• _Data block_:
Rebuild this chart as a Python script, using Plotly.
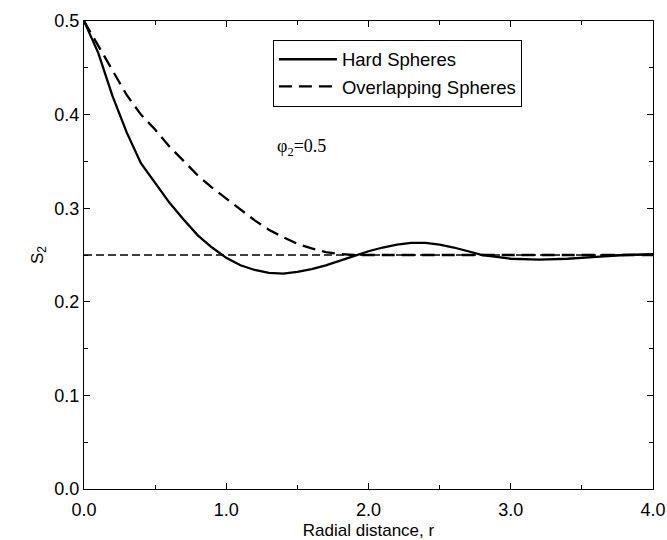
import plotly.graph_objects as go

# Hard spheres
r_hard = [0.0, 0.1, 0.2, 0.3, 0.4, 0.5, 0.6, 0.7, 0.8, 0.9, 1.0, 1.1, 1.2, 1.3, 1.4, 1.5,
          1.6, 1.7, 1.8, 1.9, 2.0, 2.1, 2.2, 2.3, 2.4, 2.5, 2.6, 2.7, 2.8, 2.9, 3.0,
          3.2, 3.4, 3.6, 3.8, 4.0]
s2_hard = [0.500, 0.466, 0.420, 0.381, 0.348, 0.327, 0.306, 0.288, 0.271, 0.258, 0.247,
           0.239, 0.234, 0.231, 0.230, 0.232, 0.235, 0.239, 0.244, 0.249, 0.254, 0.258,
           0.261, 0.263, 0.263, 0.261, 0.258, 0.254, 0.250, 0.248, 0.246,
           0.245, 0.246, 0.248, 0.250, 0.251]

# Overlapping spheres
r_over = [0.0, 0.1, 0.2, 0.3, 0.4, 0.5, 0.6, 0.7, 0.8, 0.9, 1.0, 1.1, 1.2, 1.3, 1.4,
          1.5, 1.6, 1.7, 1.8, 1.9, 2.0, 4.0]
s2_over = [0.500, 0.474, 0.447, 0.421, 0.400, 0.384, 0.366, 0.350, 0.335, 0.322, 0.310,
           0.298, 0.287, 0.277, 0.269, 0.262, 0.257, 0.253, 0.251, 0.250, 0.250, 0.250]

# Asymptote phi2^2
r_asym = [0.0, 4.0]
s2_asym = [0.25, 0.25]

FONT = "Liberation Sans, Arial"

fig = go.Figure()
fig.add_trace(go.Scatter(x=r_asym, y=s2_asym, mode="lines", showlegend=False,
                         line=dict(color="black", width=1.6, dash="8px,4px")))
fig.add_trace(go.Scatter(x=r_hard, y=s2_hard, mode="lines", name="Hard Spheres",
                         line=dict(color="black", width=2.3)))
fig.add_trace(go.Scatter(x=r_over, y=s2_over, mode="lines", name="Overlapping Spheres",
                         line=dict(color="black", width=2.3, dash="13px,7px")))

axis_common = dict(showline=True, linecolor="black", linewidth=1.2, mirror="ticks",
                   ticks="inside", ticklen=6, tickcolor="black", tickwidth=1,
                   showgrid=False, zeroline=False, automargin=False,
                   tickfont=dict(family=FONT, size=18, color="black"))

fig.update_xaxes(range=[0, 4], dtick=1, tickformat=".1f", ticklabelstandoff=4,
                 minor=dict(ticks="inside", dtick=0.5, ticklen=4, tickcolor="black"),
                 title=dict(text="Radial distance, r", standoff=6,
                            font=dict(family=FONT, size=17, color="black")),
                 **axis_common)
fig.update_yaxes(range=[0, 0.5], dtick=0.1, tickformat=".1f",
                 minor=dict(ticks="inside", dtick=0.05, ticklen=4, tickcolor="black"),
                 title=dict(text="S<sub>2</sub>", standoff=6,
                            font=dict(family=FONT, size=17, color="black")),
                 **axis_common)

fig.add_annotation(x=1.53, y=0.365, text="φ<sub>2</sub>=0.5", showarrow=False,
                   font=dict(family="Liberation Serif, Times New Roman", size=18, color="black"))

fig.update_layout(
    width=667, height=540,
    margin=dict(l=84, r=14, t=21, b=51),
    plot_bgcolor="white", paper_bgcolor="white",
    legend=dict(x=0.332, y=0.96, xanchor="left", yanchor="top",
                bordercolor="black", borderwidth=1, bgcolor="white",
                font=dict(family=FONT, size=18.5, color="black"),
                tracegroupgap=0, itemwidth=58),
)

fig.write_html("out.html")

• _What is being asked_: Leave out the pictures and reproduce the rest of the listing exactly.

• _Expected answer_:
Rebuild this chart as a Python script, using Plotly.
import plotly.graph_objects as go

# Hard spheres
r_hard = [0.0, 0.1, 0.2, 0.3, 0.4, 0.5, 0.6, 0.7, 0.8, 0.9, 1.0, 1.1, 1.2, 1.3, 1.4, 1.5,
          1.6, 1.7, 1.8, 1.9, 2.0, 2.1, 2.2, 2.3, 2.4, 2.5, 2.6, 2.7, 2.8, 2.9, 3.0,
          3.2, 3.4, 3.6, 3.8, 4.0]
s2_hard = [0.500, 0.466, 0.420, 0.381, 0.348, 0.327, 0.306, 0.288, 0.271, 0.258, 0.247,
           0.239, 0.234, 0.231, 0.230, 0.232, 0.235, 0.239, 0.244, 0.249, 0.254, 0.258,
           0.261, 0.263, 0.263, 0.261, 0.258, 0.254, 0.250, 0.248, 0.246,
           0.245, 0.246, 0.248, 0.250, 0.251]

# Overlapping spheres
r_over = [0.0, 0.1, 0.2, 0.3, 0.4, 0.5, 0.6, 0.7, 0.8, 0.9, 1.0, 1.1, 1.2, 1.3, 1.4,
          1.5, 1.6, 1.7, 1.8, 1.9, 2.0, 4.0]
s2_over = [0.500, 0.474, 0.447, 0.421, 0.400, 0.384, 0.366, 0.350, 0.335, 0.322, 0.310,
           0.298, 0.287, 0.277, 0.269, 0.262, 0.257, 0.253, 0.251, 0.250, 0.250, 0.250]

# Asymptote phi2^2
r_asym = [0.0, 4.0]
s2_asym = [0.25, 0.25]

FONT = "Liberation Sans, Arial"

fig = go.Figure()
fig.add_trace(go.Scatter(x=r_asym, y=s2_asym, mode="lines", showlegend=False,
                         line=dict(color="black", width=1.6, dash="8px,4px")))
fig.add_trace(go.Scatter(x=r_hard, y=s2_hard, mode="lines", name="Hard Spheres",
                         line=dict(color="black", width=2.3)))
fig.add_trace(go.Scatter(x=r_over, y=s2_over, mode="lines", name="Overlapping Spheres",
                         line=dict(color="black", width=2.3, dash="13px,7px")))

axis_common = dict(showline=True, linecolor="black", linewidth=1.2, mirror="ticks",
                   ticks="inside", ticklen=6, tickcolor="black", tickwidth=1,
                   showgrid=False, zeroline=False, automargin=False,
                   tickfont=dict(family=FONT, size=18, color="black"))

fig.update_xaxes(range=[0, 4], dtick=1, tickformat=".1f", ticklabelstandoff=4,
                 minor=dict(ticks="inside", dtick=0.5, ticklen=4, tickcolor="black"),
                 title=dict(text="Radial distance, r", standoff=6,
                            font=dict(family=FONT, size=17, color="black")),
                 **axis_common)
fig.update_yaxes(range=[0, 0.5], dtick=0.1, tickformat=".1f",
                 minor=dict(ticks="inside", dtick=0.05, ticklen=4, tickcolor="black"),
                 title=dict(text="S<sub>2</sub>", standoff=6,
                            font=dict(family=FONT, size=17, color="black")),
                 **axis_common)

fig.add_annotation(x=1.53, y=0.365, text="φ<sub>2</sub>=0.5", showarrow=False,
                   font=dict(family="Liberation Serif, Times New Roman", size=18, color="black"))

fig.update_layout(
    width=667, height=540,
    margin=dict(l=84, r=14, t=21, b=51),
    plot_bgcolor="white", paper_bgcolor="white",
    legend=dict(x=0.332, y=0.96, xanchor="left", yanchor="top",
                bordercolor="black", borderwidth=1, bgcolor="white",
                font=dict(family=FONT, size=18.5, color="black"),
                tracegroupgap=0, itemwidth=58),
)

fig.write_html("out.html")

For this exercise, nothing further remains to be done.